In a pricing update on December 14, GitHub said self-hosted runners would be charged $0.002 per minute for using its CI/CD platform Actions from March 1 2026, while prices will decrease for other users from January 1.
Responding to concerns from users on X, SVP Jared Palmer said the move “aligns pricing to match consumption and our cost patterns (infra, eng, and support) as usage grows across both hosted and self-hosted.”
He claimed 96% of customers would not see any changes, and 85% of those that would will see their bill decrease thanks to an up to 39% decrease in charges for all but two GitHub hosted runners.
Actions
Actions launched in 2018 as a CI/CD platform allowing GitHub users to create and automate workflows for building and testing code using Windows, Linux, Mac or self-hosted runners, software components used to run jobs.

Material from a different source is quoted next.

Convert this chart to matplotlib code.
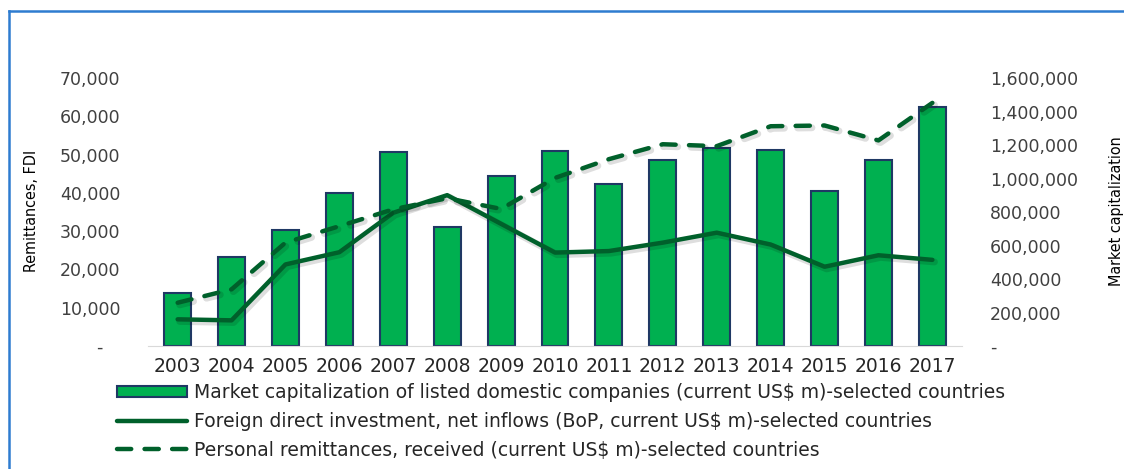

While some claim the feature has been neglected in recent years, GitHub said public projects have used 11.5 billion Actions minutes in 2025.
GitHub said the introduction of self-hosted runner fees would help it further invest in the feature following improvements to its backend services this year. It added investment would increase in the self-hosted experience specifically with "new approaches to scaling, new platform support, [and] Windows support."
Pricing changes
The self-hosted price matches the lowest tier for GitHub hosted runners on the Linux 1-core operating system. Use of Actions for public repositories hosted on GitHub remains free.
While usage can vary drastically depending on the project using Actions, a team of 20 developers running 10 builds each per day at an average of 8 minutes could see costs reach $70 in a month with 22 working days.
However, one Reddit user who said his business used 1.6 million Actions minutes in November expected its GitHub bill to increase by $3,500 per month.
According to Palmer, the median increase for those set to pay more is $13 per month, or $2 for individual users.
GitHub controversy
Despite the assurances about its limited effect, the change has stirred up controversy with users and reignited pricing and performance concerns with the platform flagged by the Zig language’s decision to leave GitHub in November.
Posting on X, engineer and content creator The Primeagen said the move “feels downright dirty”.
Kyle Galbraith, co-founder of third-party runners service Depot claimed the price change was “GitHub extracting more revenue… for a service that is slow, unreliable and that GitHub has openly not invested in.”
The move also comes just weeks after Atlassian announced it would also start charging for self-hosted runners using the Pipelines tool on its Bitbucket git hosting service.
Similar to GitHub, Atlassian said the decision would help it "accelerate development" and improve support for the feature.